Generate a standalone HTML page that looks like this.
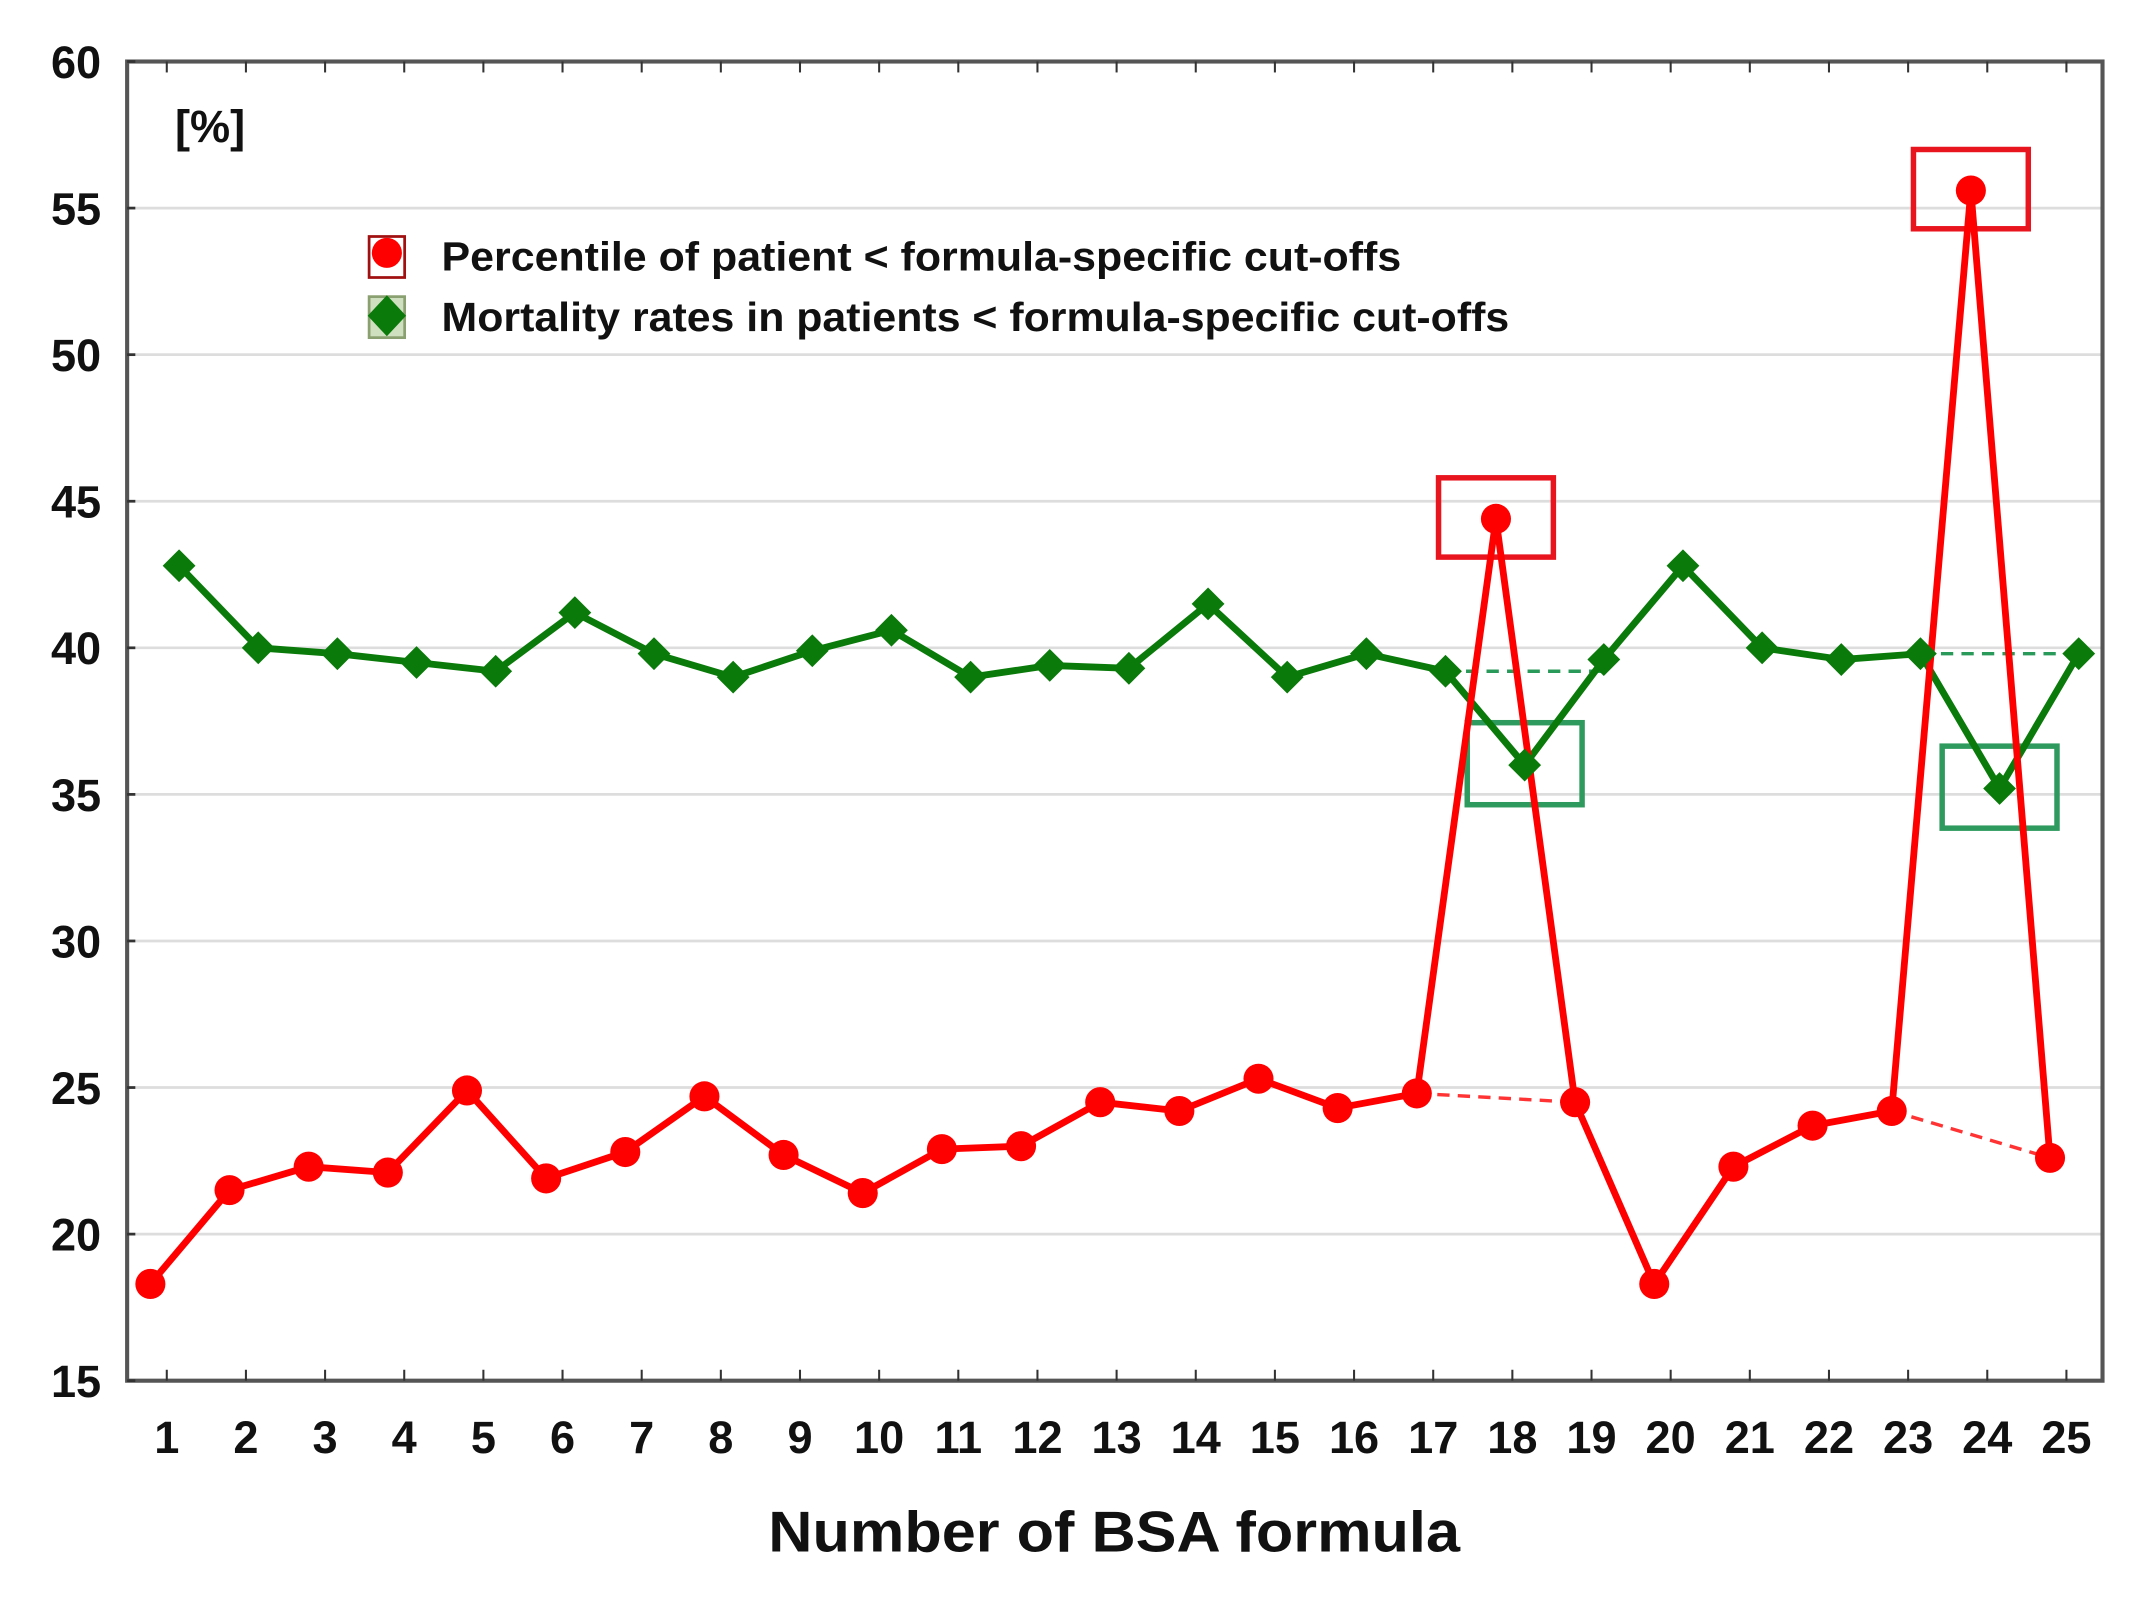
<!DOCTYPE html>
<html><head><meta charset="utf-8"><style>html,body{margin:0;padding:0;background:#fff}svg{display:block}</style></head>
<body>
<svg id="chart" width="2133" height="1615" viewBox="0 0 1560.3 1181.4" preserveAspectRatio="none" xmlns="http://www.w3.org/2000/svg" font-family="'Liberation Sans', sans-serif">
<g id="grid"></g>
<g id="annot"></g>
<g id="series"></g>
<rect x="93" y="45" width="1445" height="965" fill="none" stroke="#555" stroke-width="3"/>
<g id="axes"></g>
<text x="128" y="104" font-size="33" font-weight="bold" fill="#111">[%]</text>
<g>
  <g>
    <rect x="270" y="173" width="26" height="30" fill="#fff" stroke="#a01010" stroke-width="2"/>
    <circle cx="283" cy="185" r="11" fill="#f00"/>
    <text x="323" y="198" font-size="30" font-weight="bold" fill="#111" textLength="702" lengthAdjust="spacingAndGlyphs">Percentile of patient &lt; formula-specific cut-offs</text>
  </g>
  <g>
    <rect x="270" y="217" width="26" height="30" fill="#cfe0c0" stroke="#8aa070" stroke-width="2"/>
    <polygon points="283,216 297,231 283,246 269,231" fill="#0a7a0a"/>
    <text x="323" y="242" font-size="30" font-weight="bold" fill="#111" textLength="781" lengthAdjust="spacingAndGlyphs">Mortality rates in patients &lt; formula-specific cut-offs</text>
  </g>
</g>
<text x="815" y="1135" font-size="42" font-weight="bold" text-anchor="middle" fill="#111" textLength="506" lengthAdjust="spacingAndGlyphs">Number of BSA formula</text>
</svg>
<script>
const categories = [1,2,3,4,5,6,7,8,9,10,11,12,13,14,15,16,17,18,19,20,21,22,23,24,25];
const percentile = [18.3,21.5,22.3,22.1,24.9,21.9,22.8,24.7,22.7,21.4,22.9,23.0,24.5,24.2,25.3,24.3,24.8,44.4,24.5,18.3,22.3,23.7,24.2,55.6,22.6];
const mortality = [42.8,40.0,39.8,39.5,39.2,41.2,39.8,39.0,39.9,40.6,39.0,39.4,39.3,41.5,39.0,39.8,39.2,36.0,39.6,42.8,40.0,39.6,39.8,35.2,39.8];
const yTicks = [15,20,25,30,35,40,45,50,55,60];
const highlighted = [18,24];

const NS = 'http://www.w3.org/2000/svg';
const X0 = 93, X1 = 1538, Y0 = 45, Y1 = 1010;
function xs(c){ return 122 + (c - 1) * 57.9; }
function ys(v){ return Y1 - (v - 15) / 45 * (Y1 - Y0); }
function mk(tag, attrs, parent){ const e = document.createElementNS(NS, tag); for (const k in attrs) e.setAttribute(k, attrs[k]); parent.appendChild(e); return e; }
const grid = document.getElementById('grid'), axes = document.getElementById('axes'), series = document.getElementById('series'), annot = document.getElementById('annot');

yTicks.forEach(t => {
  const y = ys(t);
  if (t > 15 && t < 60) {
    const g = mk('line', {x1:X0, x2:X1, y1:y, y2:y, stroke:'#ddd', 'stroke-width':2}, grid);
    
    
  }
  const tk = mk('line', {x1:X0, x2:X0+6, y1:y, y2:y, stroke:'#333', 'stroke-width':2}, axes);
  
  
  const lb = mk('text', {x:74, y:y+12, 'font-size':33, 'font-weight':'bold', 'text-anchor':'end', fill:'#111'}, axes);
  lb.textContent = t;
  
  
});
categories.forEach(c => {
  const x = xs(c);
  const tb = mk('line', {x1:x, x2:x, y1:Y1, y2:Y1-8, stroke:'#333', 'stroke-width':1.5}, axes);
  
  
  const tt = mk('line', {x1:x, x2:x, y1:Y0, y2:Y0+8, stroke:'#333', 'stroke-width':1.5}, axes);
  
  
  const lb = mk('text', {x:x, y:1063, 'font-size':33, 'font-weight':'bold', 'text-anchor':'middle', fill:'#111'}, axes);
  lb.textContent = c;
  
  
});

const RO = -12, GO = 9;
function px(i, off){ return xs(categories[i]) + off; }
highlighted.forEach(h => {
  const i = categories.indexOf(h);
  const dr = mk('line', {x1:px(i-1,RO), y1:ys(percentile[i-1]), x2:px(i+1,RO), y2:ys(percentile[i+1]), stroke:'#f33', 'stroke-width':2.5, 'stroke-dasharray':'9 6'}, series);
  
  
  const dg = mk('line', {x1:px(i-1,GO), y1:ys(mortality[i-1]), x2:px(i+1,GO), y2:ys(mortality[i-1]), stroke:'#2a9a5a', 'stroke-width':2.5, 'stroke-dasharray':'9 6'}, series);
  
  
});

const gl = mk('polyline', {points: mortality.map((v,i)=>px(i,GO)+','+ys(v)).join(' '), fill:'none', stroke:'#0a7a0a', 'stroke-width':5, 'stroke-linejoin':'round'}, series);


const rl = mk('polyline', {points: percentile.map((v,i)=>px(i,RO)+','+ys(v)).join(' '), fill:'none', stroke:'#f00', 'stroke-width':5, 'stroke-linejoin':'round'}, series);



mortality.forEach((v,i) => {
  const x = px(i,GO), y = ys(v), s = 12;
  const d = mk('polygon', {points:`${x},${y-s} ${x+s},${y} ${x},${y+s} ${x-s},${y}`, fill:'#0a7a0a'}, series);
  
  
});
percentile.forEach((v,i) => {
  const c = mk('circle', {cx:px(i,RO), cy:ys(v), r:11, fill:'#f00'}, series);
  
  
});

highlighted.forEach(h => {
  const i = categories.indexOf(h);
  const rb = mk('rect', {x:px(i,RO)-42, y:ys(percentile[i])-30, width:84, height:58, fill:'none', stroke:'#e8141e', 'stroke-width':4}, annot);
  
  
  const gb = mk('rect', {x:px(i,GO)-42, y:ys(mortality[i])-31, width:84, height:60, fill:'none', stroke:'#2e9a5e', 'stroke-width':4}, annot);
  
  
});
</script>
</body></html>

**Exercise prompt**
Without the pictures, output the full listing exactly as it stands.

**Output of the exercise**
Generate a standalone HTML page that looks like this.
<!DOCTYPE html>
<html><head><meta charset="utf-8"><style>html,body{margin:0;padding:0;background:#fff}svg{display:block}</style></head>
<body>
<svg id="chart" width="2133" height="1615" viewBox="0 0 1560.3 1181.4" preserveAspectRatio="none" xmlns="http://www.w3.org/2000/svg" font-family="'Liberation Sans', sans-serif">
<g id="grid"></g>
<g id="annot"></g>
<g id="series"></g>
<rect x="93" y="45" width="1445" height="965" fill="none" stroke="#555" stroke-width="3"/>
<g id="axes"></g>
<text x="128" y="104" font-size="33" font-weight="bold" fill="#111">[%]</text>
<g>
  <g>
    <rect x="270" y="173" width="26" height="30" fill="#fff" stroke="#a01010" stroke-width="2"/>
    <circle cx="283" cy="185" r="11" fill="#f00"/>
    <text x="323" y="198" font-size="30" font-weight="bold" fill="#111" textLength="702" lengthAdjust="spacingAndGlyphs">Percentile of patient &lt; formula-specific cut-offs</text>
  </g>
  <g>
    <rect x="270" y="217" width="26" height="30" fill="#cfe0c0" stroke="#8aa070" stroke-width="2"/>
    <polygon points="283,216 297,231 283,246 269,231" fill="#0a7a0a"/>
    <text x="323" y="242" font-size="30" font-weight="bold" fill="#111" textLength="781" lengthAdjust="spacingAndGlyphs">Mortality rates in patients &lt; formula-specific cut-offs</text>
  </g>
</g>
<text x="815" y="1135" font-size="42" font-weight="bold" text-anchor="middle" fill="#111" textLength="506" lengthAdjust="spacingAndGlyphs">Number of BSA formula</text>
</svg>
<script>
const categories = [1,2,3,4,5,6,7,8,9,10,11,12,13,14,15,16,17,18,19,20,21,22,23,24,25];
const percentile = [18.3,21.5,22.3,22.1,24.9,21.9,22.8,24.7,22.7,21.4,22.9,23.0,24.5,24.2,25.3,24.3,24.8,44.4,24.5,18.3,22.3,23.7,24.2,55.6,22.6];
const mortality = [42.8,40.0,39.8,39.5,39.2,41.2,39.8,39.0,39.9,40.6,39.0,39.4,39.3,41.5,39.0,39.8,39.2,36.0,39.6,42.8,40.0,39.6,39.8,35.2,39.8];
const yTicks = [15,20,25,30,35,40,45,50,55,60];
const highlighted = [18,24];

const NS = 'http://www.w3.org/2000/svg';
const X0 = 93, X1 = 1538, Y0 = 45, Y1 = 1010;
function xs(c){ return 122 + (c - 1) * 57.9; }
function ys(v){ return Y1 - (v - 15) / 45 * (Y1 - Y0); }
function mk(tag, attrs, parent){ const e = document.createElementNS(NS, tag); for (const k in attrs) e.setAttribute(k, attrs[k]); parent.appendChild(e); return e; }
const grid = document.getElementById('grid'), axes = document.getElementById('axes'), series = document.getElementById('series'), annot = document.getElementById('annot');

yTicks.forEach(t => {
  const y = ys(t);
  if (t > 15 && t < 60) {
    const g = mk('line', {x1:X0, x2:X1, y1:y, y2:y, stroke:'#ddd', 'stroke-width':2}, grid);
    
    
  }
  const tk = mk('line', {x1:X0, x2:X0+6, y1:y, y2:y, stroke:'#333', 'stroke-width':2}, axes);
  
  
  const lb = mk('text', {x:74, y:y+12, 'font-size':33, 'font-weight':'bold', 'text-anchor':'end', fill:'#111'}, axes);
  lb.textContent = t;
  
  
});
categories.forEach(c => {
  const x = xs(c);
  const tb = mk('line', {x1:x, x2:x, y1:Y1, y2:Y1-8, stroke:'#333', 'stroke-width':1.5}, axes);
  
  
  const tt = mk('line', {x1:x, x2:x, y1:Y0, y2:Y0+8, stroke:'#333', 'stroke-width':1.5}, axes);
  
  
  const lb = mk('text', {x:x, y:1063, 'font-size':33, 'font-weight':'bold', 'text-anchor':'middle', fill:'#111'}, axes);
  lb.textContent = c;
  
  
});

const RO = -12, GO = 9;
function px(i, off){ return xs(categories[i]) + off; }
highlighted.forEach(h => {
  const i = categories.indexOf(h);
  const dr = mk('line', {x1:px(i-1,RO), y1:ys(percentile[i-1]), x2:px(i+1,RO), y2:ys(percentile[i+1]), stroke:'#f33', 'stroke-width':2.5, 'stroke-dasharray':'9 6'}, series);
  
  
  const dg = mk('line', {x1:px(i-1,GO), y1:ys(mortality[i-1]), x2:px(i+1,GO), y2:ys(mortality[i-1]), stroke:'#2a9a5a', 'stroke-width':2.5, 'stroke-dasharray':'9 6'}, series);
  
  
});

const gl = mk('polyline', {points: mortality.map((v,i)=>px(i,GO)+','+ys(v)).join(' '), fill:'none', stroke:'#0a7a0a', 'stroke-width':5, 'stroke-linejoin':'round'}, series);


const rl = mk('polyline', {points: percentile.map((v,i)=>px(i,RO)+','+ys(v)).join(' '), fill:'none', stroke:'#f00', 'stroke-width':5, 'stroke-linejoin':'round'}, series);



mortality.forEach((v,i) => {
  const x = px(i,GO), y = ys(v), s = 12;
  const d = mk('polygon', {points:`${x},${y-s} ${x+s},${y} ${x},${y+s} ${x-s},${y}`, fill:'#0a7a0a'}, series);
  
  
});
percentile.forEach((v,i) => {
  const c = mk('circle', {cx:px(i,RO), cy:ys(v), r:11, fill:'#f00'}, series);
  
  
});

highlighted.forEach(h => {
  const i = categories.indexOf(h);
  const rb = mk('rect', {x:px(i,RO)-42, y:ys(percentile[i])-30, width:84, height:58, fill:'none', stroke:'#e8141e', 'stroke-width':4}, annot);
  
  
  const gb = mk('rect', {x:px(i,GO)-42, y:ys(mortality[i])-31, width:84, height:60, fill:'none', stroke:'#2e9a5e', 'stroke-width':4}, annot);
  
  
});
</script>
</body></html>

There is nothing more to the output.